Let $\nu$ be a Borel probability measure on $\mathbb R^d$ with finite first moment. We denote by $\ell_\nu$ the probability density function of $\nu$. For $R>0$, let $B_R$ be the open ball centerted at $0$ with radius $R$. Let $B_R^c := \mathbb R^d \setminus B_R$ and $$ I_R := \int_{B_R^c} |x| (P_t \ell_\nu) (x) \, \mathrm d x, \quad R >0. $$

Is there an upper bound of $I_R$ in terms of $R, \nu, t$?

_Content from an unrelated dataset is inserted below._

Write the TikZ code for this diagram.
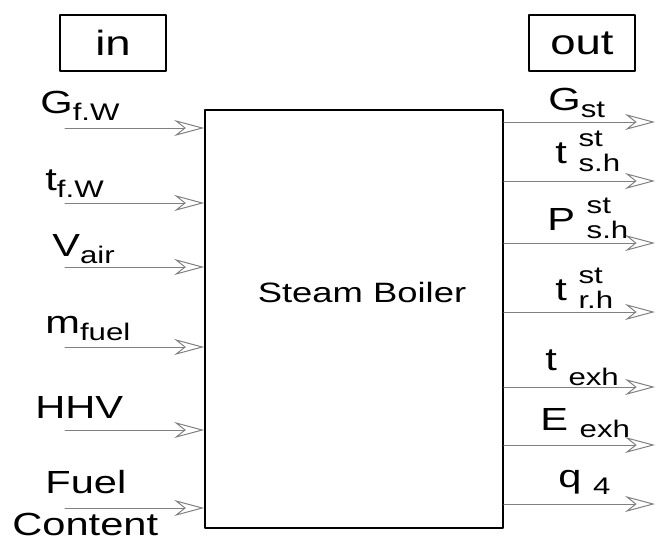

Thank you so much for your elaboration!

Answer 1

Let $Z$ be a standard normal random vector in $\mathbb R^d$. Let $Y$ be a random vector in $\mathbb R^d$, independent from $Z$, with distribution $\nu$. Then, for each $s\in(0,1)$, $$I_R=E|\sqrt{2t}\,Z+Y|\,1(|\sqrt{2t}\,Z+Y|\ge R) \\ \le E(\sqrt{2t}\,|Z|+|Y|) \,[1(\sqrt{2t}\,|Z|\ge sR)+1(|Y|\ge(1-s)R)] \\ =\sqrt{2t}\,E|Z|1(|Z|\ge sR/\sqrt{2t}) \\ +\sqrt{2t}\,E|Z|\,P(|Y|\ge(1-s)R) \\ +E|Y|\,P(|Z|\ge sR/\sqrt{2t}) \\ +E|Y|\,1(|Y|\ge(1-s)R). $$

In turn, you can upper-bound the latter four summands using the following applications of Markov's inequality: $$ E|Z|1(|Z|\ge sR/\sqrt{2t})\le \frac{E|Z|^2}{sR/\sqrt{2t}}=\frac n{sR/\sqrt{2t}}, \\ E|Z|\,P(|Y|\ge(1-s)R)\le\sqrt{E|Z|^2}\,\frac{E|Y|}{(1-s)R} =\frac{\sqrt n\,E|Y|}{(1-s)R} \\ P(|Z|\ge sR/\sqrt{2t})\le\frac{E|Z|^2}{(sR/\sqrt{2t})^2} =\frac{n}{(sR/\sqrt{2t})^2} \\ E|Y|\,1(|Y|\ge(1-s)R)\le\frac{E|Y|^2}{(1-s)R}. $$